Défense

Défense européenne : mineurs incapables sous tutelle diplomatique

Régis Ollivier – Le 04 avril 2025

Illustration lecolonel.net

À la lecture du dernier billet de Nicolas Gros-Verheyde, journaliste chevronné et Directeur de B2 – Bruxelles2, les bras m’en sont tombés. Et pourtant, ce n’est pas faute d’avoir vu passer des inepties dans ma longue carrière. Mais là, on touche au cœur d’une tragédie bien européenne : la défense de l’Union Européenne est tenue en laisse par la diplomatie, avec les ministres de la Défense relégués au rang de figurants dociles.

Tenez-vous bien : à Varsovie, la réunion informelle des ministres de la Défense de l’UE — qui devrait être un moment clé dans ce contexte de tensions croissantes avec la Russie, d’instabilité au Moyen-Orient et de retour du spectre terroriste — est bouclée entre 9h et 14h. Deux malheureuses sessions de 2h30 chacune. Autant dire, une cour de récréation de luxe.

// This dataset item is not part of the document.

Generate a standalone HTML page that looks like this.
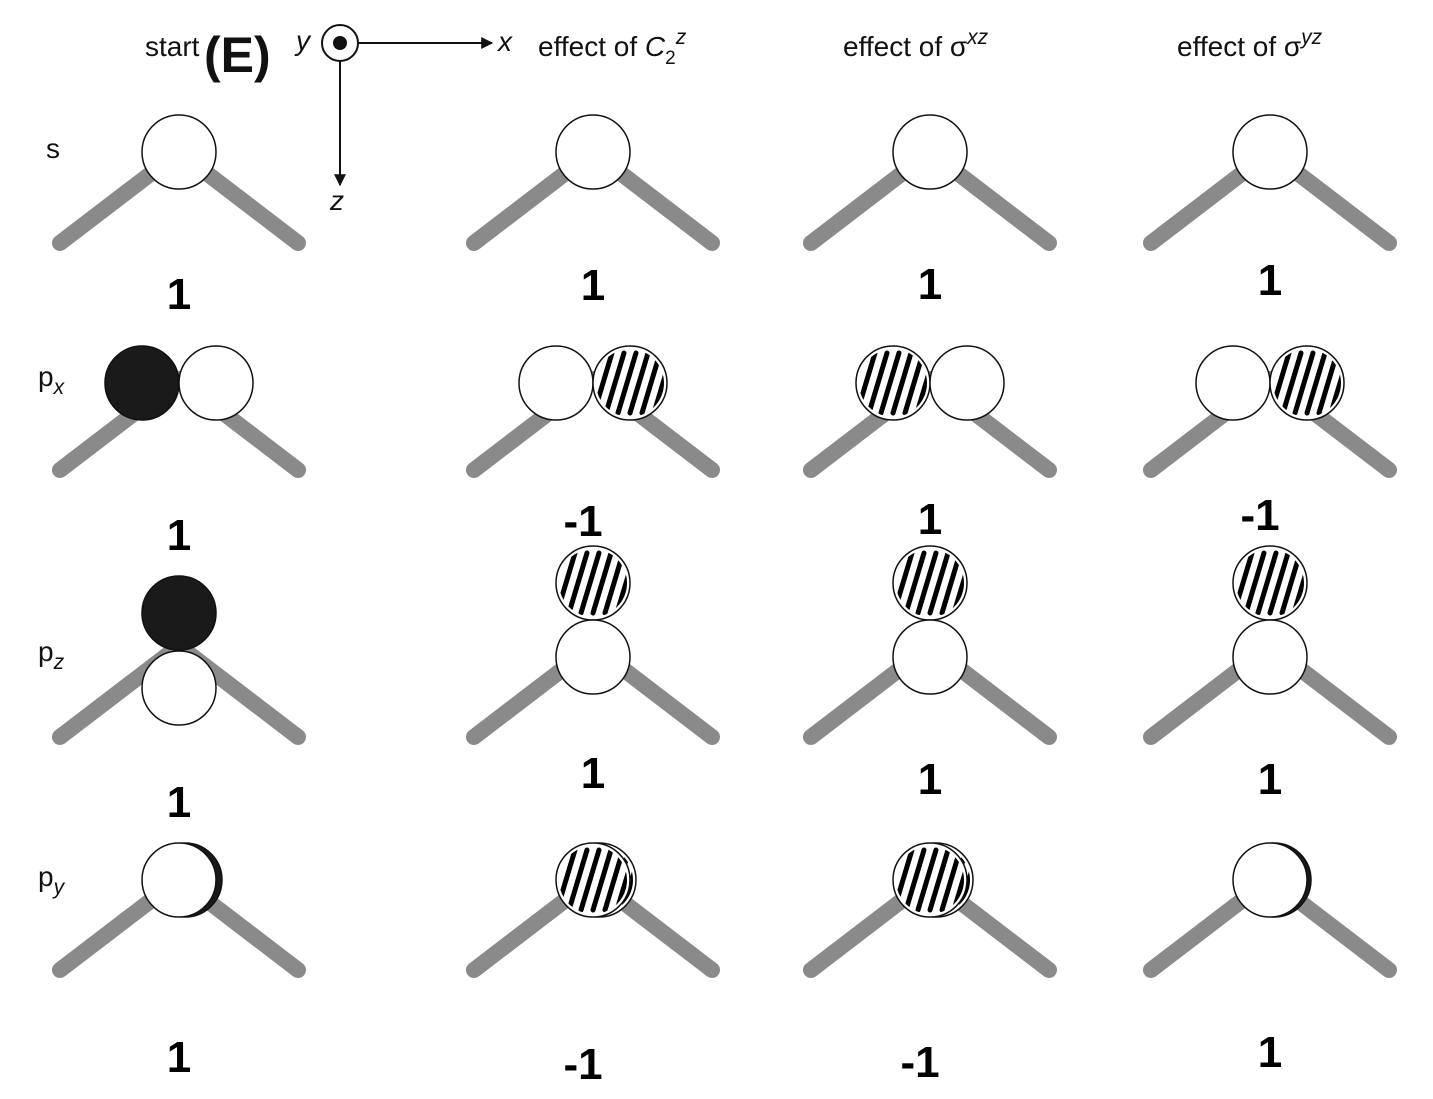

Mais le plus sidérant, c’est l’aveu d’impuissance institutionnalisée : les ministres de la Défense n’ont même pas le pouvoir d’adopter des décisions au nom de pays. Tout passe par les ministres des Affaires étrangères. Même les textes concernant uniquement la défense. On marche sur la tête.

Les militaires, eux, restent au garde-à-vous, le doigt sur la couture du pantalon. Quant aux ministres, ils regardent ailleurs ou se taisent, sans doute trop heureux d’éviter le poids des responsabilités. Cette infantilisation programmée — cette castration politique — a un nom : la peur. Peur de froisser l’OTAN, peur de se brouiller avec Washington, peur surtout d’assumer une autonomie stratégique européenne.

Je suis curieux de connaitre la pensée du général-député Christophe Gomart sur ce hold-up politique. Lui qui habituellement, au parlement européen, est une voix forte, libre et sans concession. Je l’interpellerai sur ce texte, ici même.

L’Europe de la défense ? Un mirage. Un slogan creux. Une énième incantation que l’on brandit pour se donner bonne conscience, pendant que les vrais dossiers se règlent ailleurs, dans d’autres capitales, avec d’autres priorités.

Il est temps de rendre à la Défense sa légitimité, son autorité, sa voix. Et de sortir les ministres concernés du bac à sable diplomatique dans lequel ils ont été volontairement relégués.

#Europedeladefense #UnionEuropeenne #Parlementeuropeen

Armées

Union européenne : entre le marteau russe et l’enclume ultraconservatrice… l’heure des choix

Régis Ollivier – Le 22 mars 2025

On braque nos regards vers l’Est, obnubilés par les bruits de bottes russes. On gonfle les budgets militaires, on aligne chars et Rafale, persuadés que le danger est là, frontal, palpable. Mais pendant que l’Europe se blinde, un autre front s’ouvre discrètement, bien plus insidieux : celui des idées. Derrière les sourires policés des think tanks américains et des groupes ultraconservateurs européens, se trame un projet précis, méthodique, visant à dépecer l’Union européenne de l’intérieur. Virginie Raisson-Victor lève le voile sur cette manœuvre. Le Colonel salue l’analyse et pousse la réflexion : il est temps que l’Europe réarme aussi ses valeurs, sous peine de se retrouver sans défense là où ça compte le plus.

Résumé du texte de Virginie Raisson-Victor :

Trois ans après l’invasion de l’Ukraine, l’Europe prend enfin conscience de la menace que représente la volonté de Vladimir Poutine de restaurer l’empire russe. Dans le même temps, les positions de Donald Trump fragilisent les alliances transatlantiques, poussant l’UE à envisager une défense plus autonome. Tandis que les investissements dans l’industrie de l’armement s’accélèrent, Virginie Raisson-Victor alerte sur une autre menace : celle d’un projet coordonné visant à fragmenter l’Europe de l’intérieur.

Au cœur de cette menace, la Heritage Foundation, influent think tank conservateur américain, porte un projet (le « Projet 2025 ») soutenant un retour à des nations souveraines, affaiblissant les institutions supranationales européennes. En mars, lors d’une réunion avec des groupes d’extrême droite européenne comme Ordo Iuris, les grandes lignes d’une stratégie déstabilisatrice auraient été définies : soutien aux partis populistes, contrôle des médias, lobbying agressif sur les questions migratoires, énergétiques et de souveraineté.

L’auteur appelle à ne pas se limiter à un réarmement militaire, mais à construire un véritable projet de civilisation européen, fondé sur les valeurs démocratiques, l’État de droit, le pluralisme et les libertés fondamentales, valeurs que ce courant ultraconservateur considère comme des concepts « banals et nébuleux ».